I beg to move, "That the Bill be now read a Second time."

It is a small but, I think, a useful Measure, and I believe it will prove non-controversial. It is, of course, inevitable that in war-time there must be a very large number of requisitions of property, and also that some people whose property is requisitioned must feel a very real sense of grievance, and it is obviously very desirable that we should do everything possible to see that the necessary requisitions are conducted in such a way as to inflict a minimum amount of inconvenience and discomfort on the people affected. That can in part be done by courtesy, by tact, and by realising that, although, of course, the interests of any individual must give way to the interests of the welfare of the country as a whole, yet, in considering whether any premises should or should not be requisitioned, one of the factors always to be taken into account should be the interest, the welfare, of the persons affected. If you can with equal convenience obtain other premises which will not inflict hardship upon individuals, there is always a strong case for obtaining those other premises. It is, however, surprising, in view of the very large number of requisitions there have been, how small is the volume of complaints in regard to what has been done.

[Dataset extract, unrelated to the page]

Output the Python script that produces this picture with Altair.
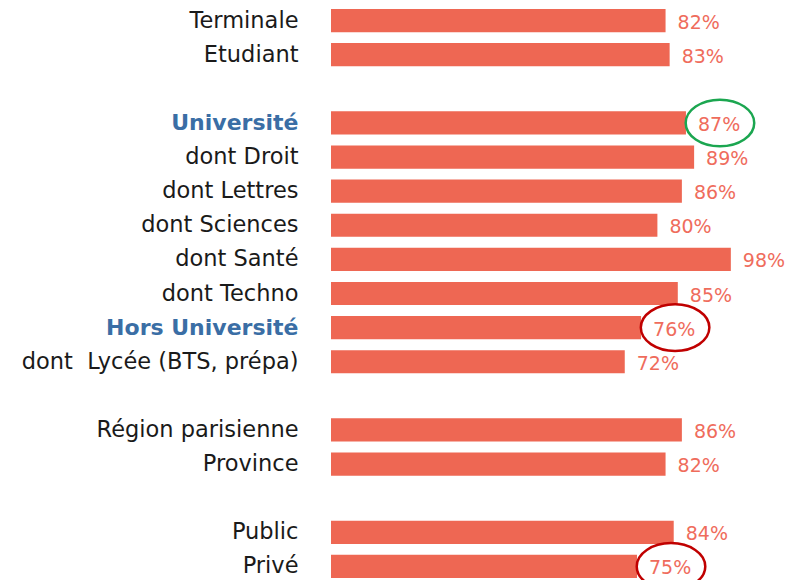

That is no reason why we should not try to see whether we can do something to get rid of the grievances that remain. Accordingly the Chancellor of the Exchequer asked Mr. John Morris, an eminent member of my own profession, to conduct an inquiry into the matter. In due course he reported, and I am sure that Members of all parties will be grateful to Mr. Morris for the care that he has shown in making the report, which is a White Paper, Cd. 6313, in which he sets out the results of his experiences. He sets out the fact that there have been a very large number of requisitions and that on the whole complaints have been few, and he analyses, as far as he can what those complaints come to. In so far as they can be met by departmental administrative action, steps have already been taken to that end, but there are two respects in which legislation is required if Mr. Morris's proposals are to be carried out, and it is to give effect to them that the Bill has been introduced.

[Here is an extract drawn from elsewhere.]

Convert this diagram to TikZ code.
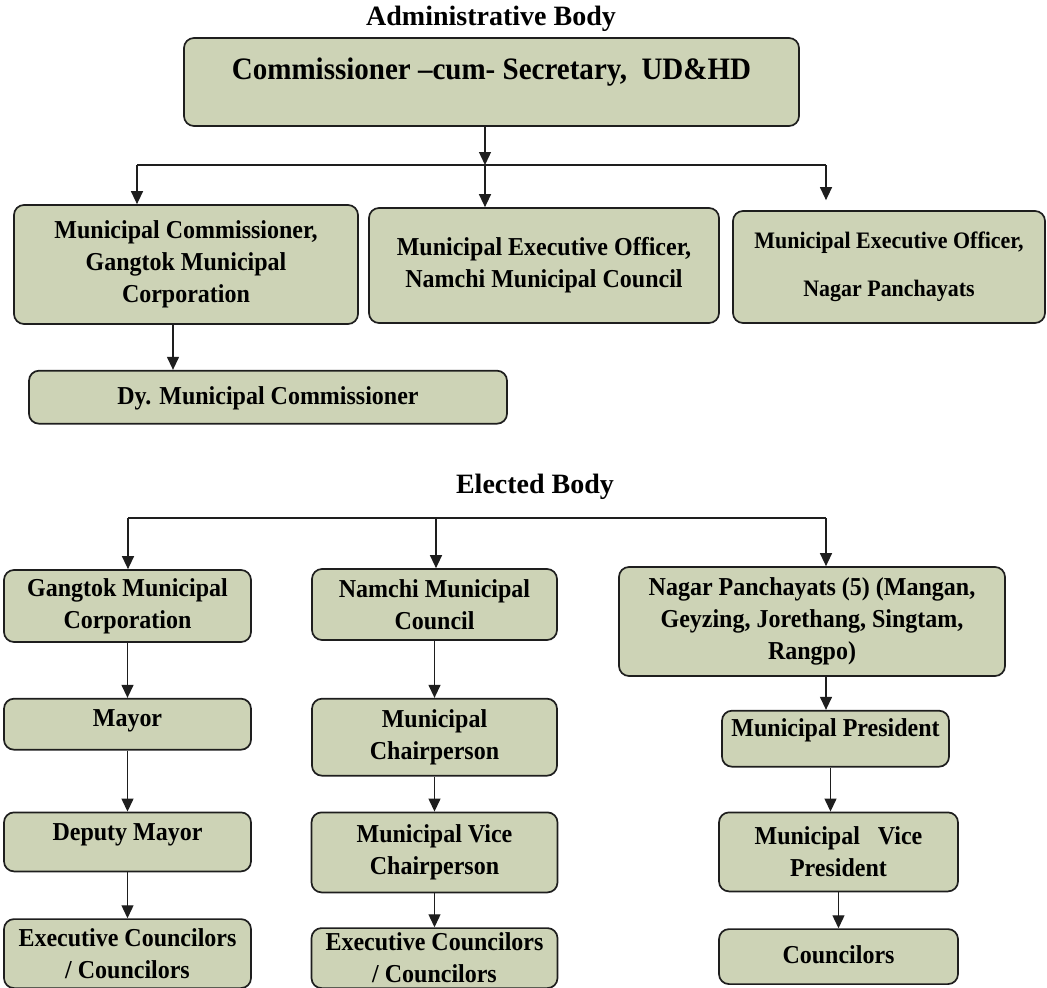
\documentclass[tikz,border=0pt]{standalone}
\usepackage{fontspec}
\setmainfont{Liberation Serif}
\newfontfamily\boxfamily{Liberation Serif}[Ligatures=TeX, FakeStretch=0.93]
\usepackage{tikz}
\usetikzlibrary{
	arrows.meta,
	positioning
}
\definecolor{boxfill}{RGB}{205,211,182}
\definecolor{boxline}{RGB}{30,30,30}

\begin{document}
\begin{tikzpicture}[
				x=1pt, y=-1pt,
				stage/.style={
					rectangle, draw=boxline, fill=boxfill, rounded corners=10pt,
					line width=1.7pt, inner sep=0pt, align=center,
					font=\boxfamily\bfseries\fontsize{25.8}{32}\selectfont
				},
				onerow/.style 2 args={
					text height=#1, text depth=#2
				},
				heading/.style={
					font=\bfseries\fontsize{28}{32}\selectfont, anchor=base, inner sep=0pt
				},
				arrow/.style={-{Triangle[length=13pt,width=12pt]}, line width=1.3pt, boxline},
				bus/.style={line width=1.3pt, boxline}
				]
				
				\useasboundingbox (0,0) rectangle (1047,988);
				
				% headings
				\node[heading] (admtitle) at (491,25) {Administrative Body};
				\node[heading] (eltitle) at (535,493) {Elected Body};
				
				% administrative body
				\node[stage, minimum width=615pt, onerow={41pt}{47pt},
					font=\boxfamily\bfseries\fontsize{31.2}{36}\selectfont] (cs) at (491.5,82)
					{Commissioner --cum- Secretary,\ \ UD\&HD};
				
				\node[stage, minimum width=344pt, minimum height=119pt] (mcg) at (186,264.5)
					{Municipal Commissioner,\\Gangtok Municipal\\Corporation};
				\node[stage, minimum width=350pt, minimum height=115pt] (mcn) at (544,265.5)
					{Municipal Executive Officer,\\Namchi Municipal Council};
				\node[stage, minimum width=312pt, minimum height=112pt,
					font=\boxfamily\bfseries\fontsize{23.6}{30}\selectfont] (mcp) at (889,267)
					{Municipal Executive Officer,\\[18pt]Nagar Panchayats};
				
				\node[stage, minimum width=478pt, onerow={34pt}{19pt},
					below=45pt of mcg, xshift=82pt] (dmc) {Dy. Municipal Commissioner};
				
				% elected body, Gangtok
				\node[stage, minimum width=247pt, minimum height=72pt] (gmc) at (127.5,606)
					{Gangtok Municipal\\Corporation};
				\node[stage, minimum width=247pt, onerow={28pt}{23pt}, below=55pt of gmc] (mayor) {Mayor};
				\node[stage, minimum width=247pt, onerow={28pt}{31pt}, below=61pt of mayor] (dmayor) {Deputy Mayor};
				\node[stage, minimum width=247pt, minimum height=69pt, below=46pt of dmayor] (ecg)
					{Executive Councilors\\/ Councilors};
				
				% elected body, Namchi
				\node[stage, minimum width=245pt, minimum height=71pt] (nmc) at (434.5,604.5)
					{Namchi Municipal\\Council};
				\node[stage, minimum width=245pt, minimum height=77pt, below=57pt of nmc] (chair)
					{Municipal\\Chairperson};
				\node[stage, minimum width=246pt, minimum height=80pt, below=35pt of chair] (vchair)
					{Municipal Vice\\Chairperson};
				\node[stage, minimum width=246pt, minimum height=60pt, below=34pt of vchair] (ecn)
					{Executive Councilors\\/ Councilors};
				
				% elected body, Nagar Panchayats
				\node[stage, minimum width=386pt, minimum height=109pt] (np) at (812,621.5)
					{Nagar Panchayats (5) (Mangan,\\Geyzing, Jorethang, Singtam,\\Rangpo)};
				\node[stage, minimum width=227pt, onerow={26pt}{30pt},
					below=33pt of np, xshift=23.5pt] (pres) {Municipal President};
				\node[stage, minimum width=239pt, minimum height=79pt,
					below=44pt of pres, xshift=3pt] (vpres) {Municipal\ \ \ Vice\\President};
				\node[stage, minimum width=239pt, onerow={34pt}{21pt}, below=36pt of vpres] (counc) {Councilors};
				
				% bus points
				\coordinate (admbus) at (485,165);
				\coordinate (admL) at (137,165);
				\coordinate (admR) at (826,165);
				\coordinate (elbus) at (436,518);
				\coordinate (elL) at (128,518);
				\coordinate (elR) at (826,518);
				
				% administrative arrows
				\draw[arrow] (cs.south -| admbus) -- (admbus);
				\draw[bus] (admL) -- (admR);
				\draw[arrow] (admL)   -- (admL |- mcg.north);
				\draw[arrow] (admbus) -- (admbus |- mcn.north);
				\draw[arrow] (admR)   -- ([yshift=10pt]admR |- mcp.north);
				\draw[arrow] ([xshift=-13pt]mcg.south) -- ([xshift=-13pt]mcg.south |- dmc.north);
				
				% elected arrows
				\draw[bus] (elL) -- (elR);
				\draw[arrow] (elL)   -- (elL |- gmc.north);
				\draw[arrow] (elbus) -- (elbus |- nmc.north);
				\draw[arrow] (elR)   -- (elR |- np.north);
				
				\draw[arrow] (gmc)    -- (mayor);
				\draw[arrow] (mayor)  -- (dmayor);
				\draw[arrow] (dmayor) -- (ecg);
				
				\draw[arrow] (nmc)    -- (chair);
				\draw[arrow] (chair)  -- (vchair);
				\draw[arrow] (vchair) -- (ecn);
				
				\draw[arrow] (np.south -| elR) -- (elR |- pres.north);
				\draw[arrow] ([xshift=-5pt]pres.south) -- ([xshift=-5pt]pres.south |- vpres.north);
				\draw[arrow] (vpres)  -- (counc);
			\end{tikzpicture}
\end{document}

It is, therefore, a Bill to amend the law in relation to landlord and tenant in the case of requisitioned premises, and it proceeds according to the Chancellor's promise on 11th September that he would bring in legislation of this sort. The proposals given effect to by the Bill are, firstly, that in certain circumstances tenants whose premises have been requisitioned shall be given an option to disclaim their leases and, secondly, that in certain other cases tenants of requisitioned premises shall have the right to a readjustment of the rents payable to the landlord. I think it is obvious that a tenant who is, in effect, in residence in certain premises, which he is using either for his own residence or for that of his family or as his business, is in a position which may cause him to suffer special hardship by requisitioning. Not only, if the premises are requisitioned, may he receive less rent than the rent that he is under an obligation to pay to his landlord by reason of a fall in the value of the premises, but, in order to live, or perhaps to carry on his business, he may find himself under an obligation to acquire a lease of other premises, and thus he may find himself under an obligation to pay the rents of two premises, the One that has been requisitioned and the other that he had to take by reason of the fact that the first had been requisitioned. He is obviously in a very different position from a tenant who is not living or carrying on business in the premises that are requisitioned. If such premises are vacant, the requisitioning may be actually a boon to the tenant. He may get something for them instead of having a liability on his hands.

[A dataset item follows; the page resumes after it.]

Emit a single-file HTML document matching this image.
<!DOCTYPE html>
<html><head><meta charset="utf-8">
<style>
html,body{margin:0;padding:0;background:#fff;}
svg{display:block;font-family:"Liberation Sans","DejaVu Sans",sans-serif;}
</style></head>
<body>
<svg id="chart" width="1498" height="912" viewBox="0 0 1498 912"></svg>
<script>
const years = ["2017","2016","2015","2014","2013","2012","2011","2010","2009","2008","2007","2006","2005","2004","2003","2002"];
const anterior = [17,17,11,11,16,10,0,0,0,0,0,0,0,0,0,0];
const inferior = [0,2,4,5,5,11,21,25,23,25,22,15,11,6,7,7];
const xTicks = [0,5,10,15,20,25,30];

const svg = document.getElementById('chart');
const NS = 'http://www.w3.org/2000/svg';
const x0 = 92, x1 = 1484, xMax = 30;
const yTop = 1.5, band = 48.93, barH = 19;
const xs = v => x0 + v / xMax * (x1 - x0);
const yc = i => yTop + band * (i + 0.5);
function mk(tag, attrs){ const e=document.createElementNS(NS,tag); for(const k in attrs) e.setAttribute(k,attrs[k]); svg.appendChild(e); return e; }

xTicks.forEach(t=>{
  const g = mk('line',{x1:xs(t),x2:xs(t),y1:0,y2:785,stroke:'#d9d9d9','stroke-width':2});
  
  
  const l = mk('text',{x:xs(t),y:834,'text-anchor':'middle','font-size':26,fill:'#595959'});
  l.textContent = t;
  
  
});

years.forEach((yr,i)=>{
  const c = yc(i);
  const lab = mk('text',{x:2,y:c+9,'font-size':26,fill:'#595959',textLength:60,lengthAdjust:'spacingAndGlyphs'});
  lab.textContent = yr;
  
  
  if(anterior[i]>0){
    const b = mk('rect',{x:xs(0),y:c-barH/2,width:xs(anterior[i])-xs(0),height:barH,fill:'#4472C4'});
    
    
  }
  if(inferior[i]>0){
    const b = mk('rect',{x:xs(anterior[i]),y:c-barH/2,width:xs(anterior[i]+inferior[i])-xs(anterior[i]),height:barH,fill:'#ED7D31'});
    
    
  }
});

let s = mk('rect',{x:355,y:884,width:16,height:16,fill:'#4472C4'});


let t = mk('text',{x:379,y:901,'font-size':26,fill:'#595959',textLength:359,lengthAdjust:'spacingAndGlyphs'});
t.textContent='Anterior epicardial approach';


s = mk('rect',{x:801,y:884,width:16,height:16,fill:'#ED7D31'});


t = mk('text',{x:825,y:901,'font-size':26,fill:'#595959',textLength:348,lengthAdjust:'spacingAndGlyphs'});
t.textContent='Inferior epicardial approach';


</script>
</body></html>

Therefore Mr. Morris recommended that tenants who are actually ejected from premises in which they are residing, or from which they are effectively carrying on business, should be given the right, if they so desire, to disclaim their leases, and the first four Clauses of the Bill substantially give effect to that recommendation. We provide in Clause I that residence must be real and continuous and that the use as business premises must be substantial, and therefore we have to concede to the landlord the right to apply to the court to have it determined, if he controverts it, whether the conditions—effective residence and the like—are or are not complied with. We desire to help in the main the tenant who, as a result of requisitioning, is forced to seek alternative accommodation, and we do not think we ought to help the man who has premises to spare or premises of which he is making little use.